### PROBLEM:
Identify the lines bearing the string "drawn" and gather them.

### THE RECORDS:
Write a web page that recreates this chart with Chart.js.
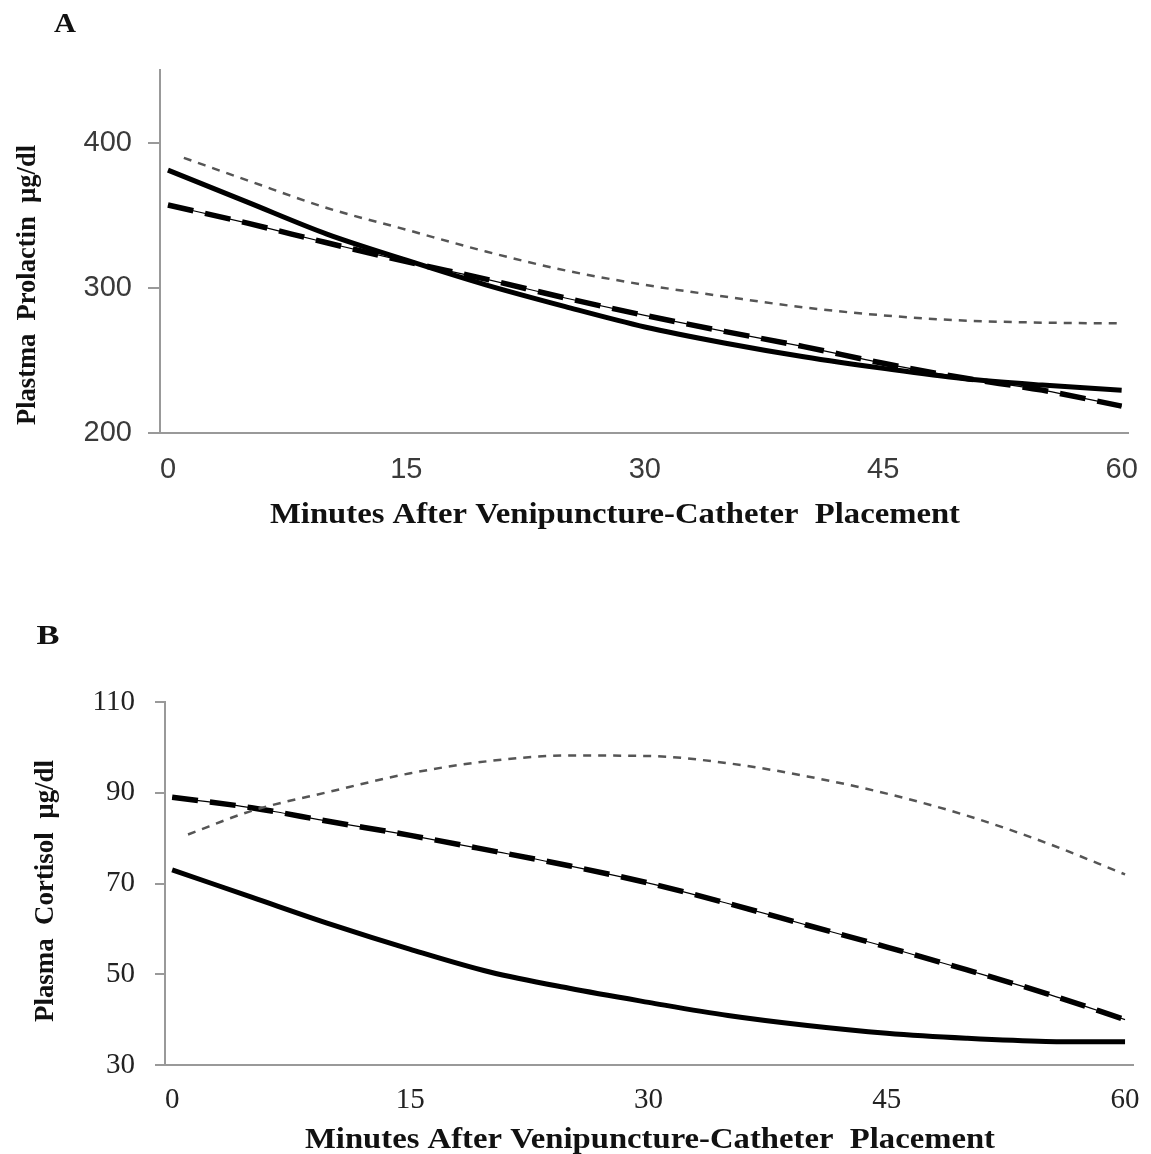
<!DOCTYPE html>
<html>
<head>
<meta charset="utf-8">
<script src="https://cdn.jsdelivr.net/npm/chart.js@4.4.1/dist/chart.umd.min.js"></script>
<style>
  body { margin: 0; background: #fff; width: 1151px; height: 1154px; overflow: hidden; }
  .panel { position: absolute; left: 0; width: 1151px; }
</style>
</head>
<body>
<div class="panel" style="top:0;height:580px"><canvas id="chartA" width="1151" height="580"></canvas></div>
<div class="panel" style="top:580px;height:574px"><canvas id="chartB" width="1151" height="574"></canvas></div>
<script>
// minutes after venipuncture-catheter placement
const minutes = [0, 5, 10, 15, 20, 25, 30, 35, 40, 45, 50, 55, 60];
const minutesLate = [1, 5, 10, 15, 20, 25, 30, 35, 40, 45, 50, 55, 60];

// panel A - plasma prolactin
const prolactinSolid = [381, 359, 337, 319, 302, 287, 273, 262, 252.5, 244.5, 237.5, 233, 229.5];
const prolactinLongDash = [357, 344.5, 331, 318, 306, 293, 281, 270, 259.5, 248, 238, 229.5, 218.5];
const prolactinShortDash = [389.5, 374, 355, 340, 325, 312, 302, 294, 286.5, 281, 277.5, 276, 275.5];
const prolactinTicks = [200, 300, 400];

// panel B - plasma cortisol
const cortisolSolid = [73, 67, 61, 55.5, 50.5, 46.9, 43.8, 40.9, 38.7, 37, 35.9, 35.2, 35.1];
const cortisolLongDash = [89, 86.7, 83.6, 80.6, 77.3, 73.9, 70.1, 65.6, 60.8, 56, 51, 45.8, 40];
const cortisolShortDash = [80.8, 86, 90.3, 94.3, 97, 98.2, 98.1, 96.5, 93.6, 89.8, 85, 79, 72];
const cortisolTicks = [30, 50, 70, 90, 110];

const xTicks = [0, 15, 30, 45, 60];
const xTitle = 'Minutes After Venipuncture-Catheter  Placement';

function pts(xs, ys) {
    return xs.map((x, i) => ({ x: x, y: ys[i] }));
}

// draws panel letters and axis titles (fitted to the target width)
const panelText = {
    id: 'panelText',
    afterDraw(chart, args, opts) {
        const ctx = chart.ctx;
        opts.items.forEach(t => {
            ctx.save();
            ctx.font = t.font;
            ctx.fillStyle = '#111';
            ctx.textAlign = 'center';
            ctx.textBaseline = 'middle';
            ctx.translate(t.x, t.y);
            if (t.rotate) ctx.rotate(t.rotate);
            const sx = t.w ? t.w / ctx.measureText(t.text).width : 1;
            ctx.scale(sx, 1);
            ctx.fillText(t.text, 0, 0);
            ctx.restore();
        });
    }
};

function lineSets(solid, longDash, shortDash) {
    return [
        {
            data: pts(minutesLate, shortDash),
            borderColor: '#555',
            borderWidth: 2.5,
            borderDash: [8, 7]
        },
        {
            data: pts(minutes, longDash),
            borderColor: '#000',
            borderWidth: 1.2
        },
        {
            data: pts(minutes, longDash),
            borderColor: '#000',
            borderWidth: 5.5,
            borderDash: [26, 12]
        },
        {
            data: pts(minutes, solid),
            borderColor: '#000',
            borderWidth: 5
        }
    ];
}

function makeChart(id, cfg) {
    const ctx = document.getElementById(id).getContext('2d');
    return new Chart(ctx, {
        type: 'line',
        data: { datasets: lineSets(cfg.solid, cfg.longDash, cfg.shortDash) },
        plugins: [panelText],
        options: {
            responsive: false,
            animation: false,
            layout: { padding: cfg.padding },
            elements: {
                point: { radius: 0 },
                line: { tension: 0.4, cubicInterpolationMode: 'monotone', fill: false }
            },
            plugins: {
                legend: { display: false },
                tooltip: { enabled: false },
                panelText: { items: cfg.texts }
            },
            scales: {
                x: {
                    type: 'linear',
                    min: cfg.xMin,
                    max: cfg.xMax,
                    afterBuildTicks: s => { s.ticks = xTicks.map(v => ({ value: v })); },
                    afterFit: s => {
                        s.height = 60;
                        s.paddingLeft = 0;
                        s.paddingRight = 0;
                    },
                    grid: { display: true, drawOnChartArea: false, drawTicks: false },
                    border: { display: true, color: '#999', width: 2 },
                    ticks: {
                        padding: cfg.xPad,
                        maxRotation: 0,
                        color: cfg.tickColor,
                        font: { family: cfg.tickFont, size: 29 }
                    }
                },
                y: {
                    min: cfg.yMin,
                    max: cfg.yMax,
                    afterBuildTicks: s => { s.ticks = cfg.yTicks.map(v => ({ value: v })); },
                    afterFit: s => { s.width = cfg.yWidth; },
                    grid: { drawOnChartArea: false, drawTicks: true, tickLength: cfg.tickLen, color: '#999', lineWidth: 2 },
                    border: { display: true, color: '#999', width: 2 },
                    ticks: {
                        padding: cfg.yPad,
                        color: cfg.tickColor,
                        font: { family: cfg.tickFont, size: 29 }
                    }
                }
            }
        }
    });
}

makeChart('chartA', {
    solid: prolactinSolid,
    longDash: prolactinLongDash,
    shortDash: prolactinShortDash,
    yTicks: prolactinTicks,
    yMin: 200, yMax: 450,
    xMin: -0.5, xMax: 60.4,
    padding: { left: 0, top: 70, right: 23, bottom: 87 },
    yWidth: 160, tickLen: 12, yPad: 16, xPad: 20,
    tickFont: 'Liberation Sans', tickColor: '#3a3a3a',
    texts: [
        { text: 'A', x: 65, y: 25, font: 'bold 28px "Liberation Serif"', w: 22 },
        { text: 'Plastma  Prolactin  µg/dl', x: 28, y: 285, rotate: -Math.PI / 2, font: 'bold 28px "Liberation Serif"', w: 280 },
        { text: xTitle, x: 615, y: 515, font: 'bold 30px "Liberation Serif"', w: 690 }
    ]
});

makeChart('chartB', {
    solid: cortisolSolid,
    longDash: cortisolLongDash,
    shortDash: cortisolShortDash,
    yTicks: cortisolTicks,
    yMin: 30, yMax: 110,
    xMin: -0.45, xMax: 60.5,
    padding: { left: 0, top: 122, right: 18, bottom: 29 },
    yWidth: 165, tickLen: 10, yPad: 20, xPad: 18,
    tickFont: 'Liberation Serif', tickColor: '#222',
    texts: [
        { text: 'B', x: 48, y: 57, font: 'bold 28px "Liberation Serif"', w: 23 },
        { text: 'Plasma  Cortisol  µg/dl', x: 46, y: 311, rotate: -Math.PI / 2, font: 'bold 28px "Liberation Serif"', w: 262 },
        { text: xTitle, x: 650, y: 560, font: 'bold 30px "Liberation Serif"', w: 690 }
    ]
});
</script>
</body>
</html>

--

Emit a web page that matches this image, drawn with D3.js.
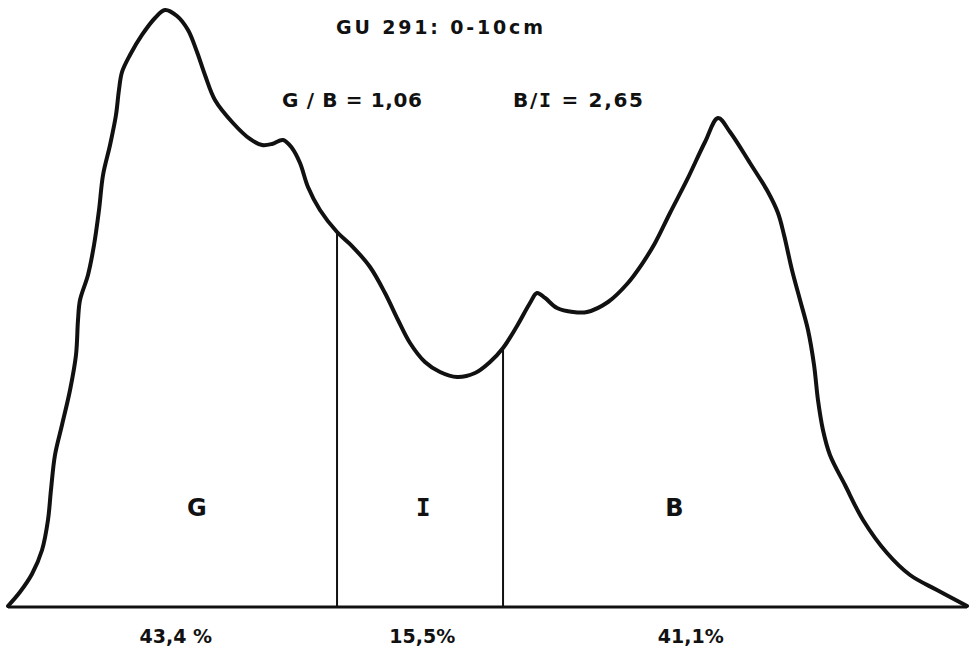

* * *

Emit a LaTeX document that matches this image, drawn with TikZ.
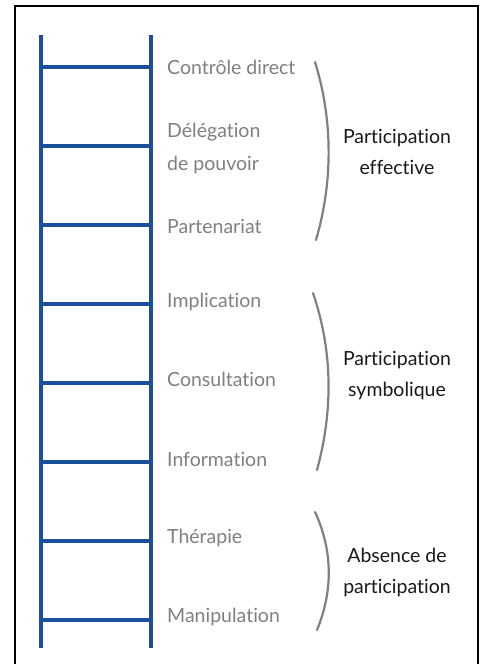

### TASK RESPONSE:
Emit a web page that matches this image, drawn with D3.js.
Emit a LaTeX document that matches this image, drawn with TikZ.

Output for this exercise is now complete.